Hairdresser highlights frustrations stemming from relationships with “Set Them Free” to the woes of professionally cutting hair in the title track. In the latter, Bogart opens dropping a few octaves before hoisting himself into a celebration of apathy and specially placed heat styling tools. More personal and cathartic than Punx releases, Bogart said he bundled the album based on a need to drain the songs from his head rather than a drive to perform outrageous anthems.

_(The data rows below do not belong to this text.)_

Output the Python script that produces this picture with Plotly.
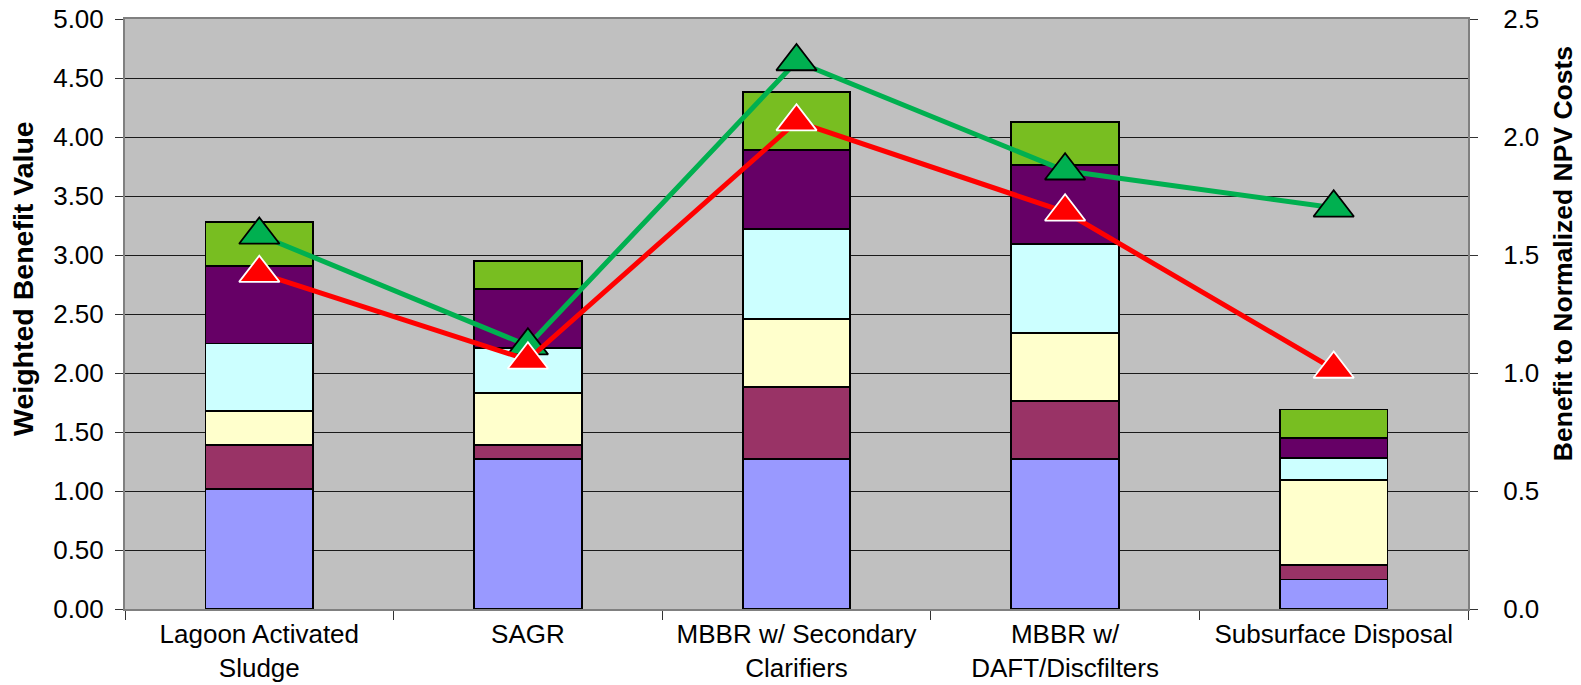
import plotly.graph_objects as go

# Treatment alternatives
categories = [
    "Lagoon Activated<br>Sludge",
    "SAGR",
    "MBBR w/ Secondary<br>Clarifiers",
    "MBBR w/<br>DAFT/Discfilters",
    "Subsurface Disposal",
]

# Weighted benefit components (stacked, bottom to top)
benefit_1 = [1.02, 1.27, 1.27, 1.27, 0.25]
benefit_2 = [0.37, 0.12, 0.61, 0.49, 0.12]
benefit_3 = [0.29, 0.44, 0.58, 0.58, 0.72]
benefit_4 = [0.57, 0.38, 0.76, 0.75, 0.19]
benefit_5 = [0.66, 0.50, 0.67, 0.67, 0.17]
benefit_6 = [0.37, 0.24, 0.49, 0.37, 0.24]

# Benefit to normalized NPV cost ratios (right axis)
ratio_green = [1.585, 1.116, 2.32, 1.857, 1.70]
ratio_red = [1.423, 1.056, 2.065, 1.683, 1.017]

left_ticks = [0, 0.5, 1, 1.5, 2, 2.5, 3, 3.5, 4, 4.5, 5]
right_ticks = [0, 0.5, 1, 1.5, 2, 2.5]

left_title = "Weighted Benefit Value"
right_title = "Benefit to Normalized NPV Costs"

FONT = "Arial, Liberation Sans, sans-serif"

stack = [
    ("Component 1", benefit_1, "#9999FF"),
    ("Component 2", benefit_2, "#993366"),
    ("Component 3", benefit_3, "#FFFFCC"),
    ("Component 4", benefit_4, "#CCFFFF"),
    ("Component 5", benefit_5, "#660066"),
    ("Component 6", benefit_6, "#78BE21"),
]

fig = go.Figure()
for name, vals, color in stack:
    fig.add_trace(go.Bar(
        x=categories, y=vals, name=name,
        marker=dict(color=color, line=dict(color="#000000", width=1.8)),
        yaxis="y",
    ))

fig.add_trace(go.Scatter(
    x=categories, y=ratio_green, mode="lines+markers", yaxis="y2",
    name="Ratio A",
    line=dict(color="#00B050", width=5),
    marker=dict(symbol="triangle-up", size=35, color="#00B050",
                line=dict(color="#000000", width=1.8)),
))
fig.add_trace(go.Scatter(
    x=categories, y=ratio_red, mode="lines+markers", yaxis="y2",
    name="Ratio B",
    line=dict(color="#FF0000", width=5),
    marker=dict(symbol="triangle-up", size=35, color="#FF0000",
                line=dict(color="#FFFFFF", width=1.8)),
))

# Axis titles placed as rotated annotations
fig.add_annotation(
    text=f"<b>{left_title}</b>", textangle=-90,
    xref="paper", yref="paper", x=-0.076, y=0.561,
    xanchor="center", yanchor="middle", showarrow=False,
    font=dict(family=FONT, size=28.5, color="#000000"),
)
fig.add_annotation(
    text=f"<b>{right_title}</b>", textangle=-90,
    xref="paper", yref="paper", x=1.0707, y=0.603,
    xanchor="center", yanchor="middle", showarrow=False,
    font=dict(family=FONT, size=26.5, color="#000000"),
)

fig.update_layout(
    width=1581, height=685,
    margin=dict(l=125, r=113, t=19, b=76),
    paper_bgcolor="#FFFFFF",
    plot_bgcolor="#C0C0C0",
    barmode="stack",
    bargap=0.6,
    showlegend=False,
    font=dict(family=FONT, size=26, color="#000000"),
    xaxis=dict(
        type="category", automargin=False,
        showline=True, linecolor="#808080", linewidth=2, mirror=True,
        ticks="outside", tickson="boundaries", ticklen=9, tickcolor="#333333",
        tickwidth=1,
        showgrid=False,
        tickfont=dict(family=FONT, size=26, color="#000000"),
        ticklabelstandoff=1,
    ),
    yaxis=dict(
        range=[0, 5], automargin=False,
        tickvals=left_ticks,
        ticktext=[f"{v:.2f}" for v in left_ticks],
        showline=True, linecolor="#808080", linewidth=2,
        ticks="outside", ticklen=8, tickcolor="#333333", tickwidth=1,
        showgrid=True, gridcolor="#1a1a1a", gridwidth=1,
        zeroline=False,
        tickfont=dict(family=FONT, size=26, color="#000000"),
        ticklabelstandoff=6,
    ),
    yaxis2=dict(
        range=[0, 2.5], automargin=False,
        overlaying="y", side="right",
        tickvals=right_ticks,
        ticktext=[f"{v:.1f}" for v in right_ticks],
        showline=True, linecolor="#808080", linewidth=2,
        ticks="outside", ticklen=8, tickcolor="#333333", tickwidth=1,
        showgrid=False, zeroline=False,
        tickfont=dict(family=FONT, size=26, color="#000000"),
        ticklabelstandoff=20,
    ),
)

fig.write_html("out.html")
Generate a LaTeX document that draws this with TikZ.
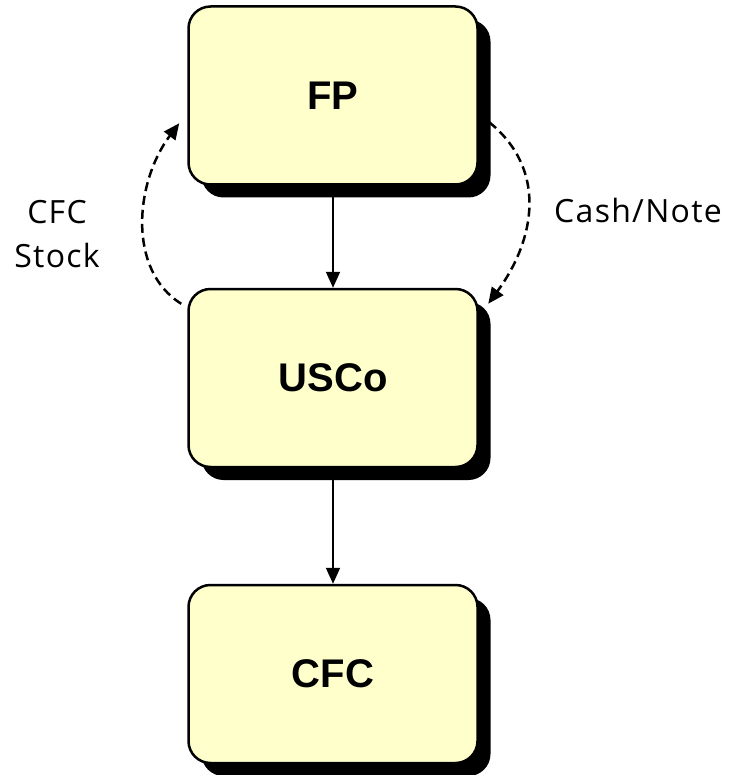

The record makes clear that this is a guy who’s lost some key figures in his life. In addition to his trademark girl-group-style breakup ballads, Bogart includes odes to his father and his late friend Jay Reatard. The closing track, “When You’re Gone,” a song about his dad, does not boast the most unique prose. Instead it comes from a very childlike, primal misunderstanding of death. It’s a juice-stained exploration of mortality continued from the track immediately before. “Say Goodbye Before You Leave” makes a tearful attempt to conjure back previous tourmate Reatard. It feels more like a yearbook signature than a belated eulogy, reminiscing and “stupid things” Reatard would do and late-night phone calls. Bogart calls the song a particularly emotional one—an interesting facade that might make it difficult to perform live in his traditionally garish, theatrical style.
Punx songs are a party, sometimes no more. Although Hairdresser is a groovy time in its own, more-Hunx-less-Punx way, the subject matter is far more heavy. The tone of the album feels a bit scattered, darting from breakups to shears to parental death—all in under half an hour. Bogart takes his listener on a jangled journey that doesn’t always make sense. But then again, a fun audio experience doesn’t always have to do that to strike the right toe-tapping chord.